E isso tudo começa em casa. No Brasil, a grande diferença entre as licenças maternidade e paternidade impacta negativamente a situação das mulheres no mercado de trabalho. Após o nascimento do filho, homens ficam em casa apenas 4% do tempo das mães (120 dias para mães e 5 para os pais). Naturaliza-se assim que mães são responsáveis pelo cuidado e pais pelo sustento. Bila Sorj, professora de Sociologia da UFRJ e com ampla vivência acadêmica internacional, afirma que esta diferença intensifica a desigualdade de gênero nas relações familiares e, consequentemente, no trabalho. Estudos internacionais importantes analisam a existência de um bônus à paternidade e uma penalização à maternidade (termos na língua inglesa conhecidos como fatherhood bonus e motherhood penalty). Tais estudos avaliam como as mulheres são naturalmente prejudicadas nos seus trabalhos, salários e promoções e como os homens se beneficiam quando formam uma família e têm filhos. Vale registrar que o homem branco de classe média é visto como o trabalhador padrão. E quando tem filhos, sua reputação aumenta pois passa a ser visto como o “chefe de família”. Mulheres separadas ou as que criam seus filhos e filhas sem apoio dos pais têm um desafio ainda maior. Muitos pais organizam sua rotina e “ajudam” o que podem, o que entendem necessário.

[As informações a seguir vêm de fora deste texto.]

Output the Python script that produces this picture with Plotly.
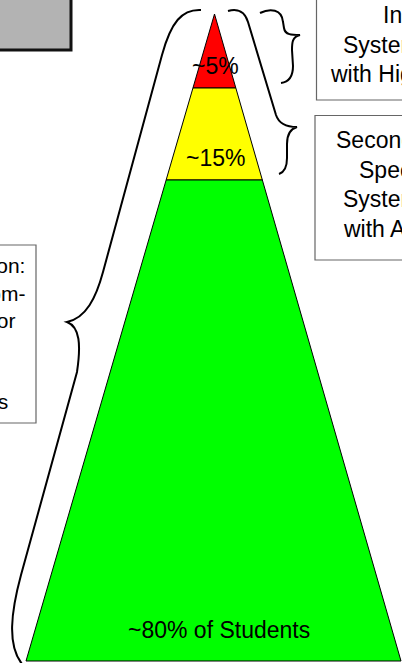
import plotly.graph_objects as go

# ---- data ----
tier_names = ["Tertiary", "Secondary", "Primary"]
tier_pct = [5, 15, 80]
tier_labels = ["~5%", "~15%", "~80% of Students"]
tier_colors = ["#ff0000", "#ffff00", "#00ff00"]

tertiary_lines = ["Tertiary Prevention:", "Individualized", "Systems for Students", "with High-Risk Behavior"]
secondary_lines = ["Secondary Prevention:", "Specialized Group", "Systems for Students", "with At-Risk Behavior"]
primary_lines = ["Primary Prevention:", "School-/Classroom-", "Wide Systems for", "All Students,", "Staff, & Settings"]

# ---- geometry (pixel-like canvas) ----
W, H = 402, 663
apex = (214.5, 14)
base_y = 661
base_left, base_right = 26, 401
band_bottoms = [88, 180, 661]  # bottom y of each tier band


def edge_x(y):
    t = (y - apex[1]) / (base_y - apex[1])
    return apex[0] + (base_left - apex[0]) * t, apex[0] + (base_right - apex[0]) * t


def px(x):
    return x / W


def py(y):
    return 1 - y / H


fig = go.Figure()

top = apex[1]
for name, lab, col, bot in zip(tier_names, tier_labels, tier_colors, band_bottoms):
    lt, rt = edge_x(top)
    lb, rb = edge_x(bot)
    xs = [lt, rt, rb, lb, lt]
    ys = [top, top, bot, bot, top]
    fig.add_trace(go.Scatter(x=xs, y=ys, mode="lines", fill="toself", fillcolor=col,
                             line=dict(color="#000000", width=1), hoverinfo="skip",
                             showlegend=False, name=name))
    top = bot

# tier labels
label_pos = [(215.5, 66), (215.5, 158), (219, 630)]
for lab, (lx, ly) in zip(tier_labels, label_pos):
    fig.add_annotation(xref="paper", yref="paper", x=px(lx), y=py(ly), text=lab, showarrow=False,
                       xanchor="center", yanchor="middle",
                       font=dict(family="Liberation Sans, Arial", size=23, color="#000000"))

# braces (SVG paths in data coordinates)
brace_paths = [
    "M 201 10 C 182 9, 171 22, 162 55 L 103 272 C 96 298, 86 318, 67 322 "
    "C 80 327, 81 345, 77 372 L 21 575 C 11 612, 7 645, 22 664",
    "M 260 13 C 270 8, 282 9, 283 22 L 284 28 C 285 35, 292 35, 300 35 "
    "C 292 37, 292 43, 292 50 L 293 66 C 293 77, 289 82, 281 83",
    "M 228 11 C 238 8, 245 12, 248 22 L 276 115 C 279 124, 287 127, 297 127 "
    "C 290 129, 287 135, 287 144 L 287 158 C 287 167, 285 172, 279 174",
]
for p in brace_paths:
    fig.add_shape(type="path", path=p, xref="x", yref="y",
                  line=dict(color="#000000", width=2), fillcolor="rgba(0,0,0,0)")

# boxes
fig.add_shape(type="rect", x0=-10, x1=71, y0=-10, y1=50, fillcolor="#b3b3b3",
              line=dict(color="#111111", width=3), layer="above")
fig.add_shape(type="rect", x0=316.5, x1=590, y0=-45, y1=100, fillcolor="rgba(255,255,255,0)",
              line=dict(color="#666666", width=1.2))
fig.add_shape(type="rect", x0=315, x1=590, y0=115.5, y1=260, fillcolor="rgba(255,255,255,0)",
              line=dict(color="#666666", width=1.2))
fig.add_shape(type="rect", x0=-180, x1=36, y0=245, y1=423, fillcolor="rgba(255,255,255,0)",
              line=dict(color="#666666", width=1.2))

right_font = dict(family="Liberation Sans, Arial", size=23, color="#000000")
left_font = dict(family="Liberation Sans, Arial", size=21, color="#000000")
for lines, cx, ys, fnt in ((tertiary_lines, 452.5, [-16, 15, 45, 74], right_font),
                           (secondary_lines, 452.5, [140, 170, 199, 229], right_font),
                           (primary_lines, -67, [265, 293, 320, 360, 401], left_font)):
    for t, yy in zip(lines, ys):
        fig.add_annotation(xref="paper", yref="paper", x=px(cx), y=py(yy), text=t, showarrow=False,
                           xanchor="center", yanchor="middle", font=fnt)

fig.update_xaxes(range=[0, W], visible=False, fixedrange=True)
fig.update_yaxes(range=[H, 0], visible=False, fixedrange=True)
fig.update_layout(width=W, height=H, margin=dict(l=0, r=0, t=0, b=0),
                  paper_bgcolor="#ffffff", plot_bgcolor="#ffffff", showlegend=False)

fig.write_html("out.html", config={"displayModeBar": False},
               post_script="document.body.style.margin='0';document.body.style.overflow='hidden';")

A sociedade ainda entende que o termo “ajudar” é o correto quando na realidade trata-se de responsabilidade de pais e mães cuidar e sustentar as crianças.

No momento atual, com todas as dificuldades existentes, há chance de ampliarmos a discussão sobre este trabalho que sempre foi feito e que está deixando de ser invisível para grande parte da sociedade. Muitos homens e mulheres estão em casa trabalhando, cuidando da casa, dos filhos e/ou de familiares e precisando realmente dividir as tarefas.

É tempo de aprender (não será fácil) a sermos responsáveis por tarefas básicas que são necessárias para o nosso dia a dia. E que estavam sendo feitas por alguém. Para finalizar, vale pensar neste projeto para diminuir a desigualdade de gênero para a próxima geração. Um estudo publicado em 2017 na prestigiada revista Science aponta que meninos e meninas são afetados por estereótipos que impactam em suas vidas profissionais desde muito cedo. Por isso, vale mostrar aos meninos e meninas que pais e mães são igualmente responsáveis pelo cuidado com a família e a casa. Vale também incluir crianças nesta responsabilidade. O pediatra Daniel Becker amplia seu trabalho ao destacar a necessidade de se envolver as crianças nas tarefas da casa, atribuindo a elas responsabilidade. Igualmente importante que as atividades respeitem a idade das crianças e sejam supervisionadas pelos adultos. Por pais e mães, claro! 

Acredito que no nosso dia a dia podemos fazer pequenas reflexões e grandes transformações. Essa, sem dúvida, pode beneficiar muita gente.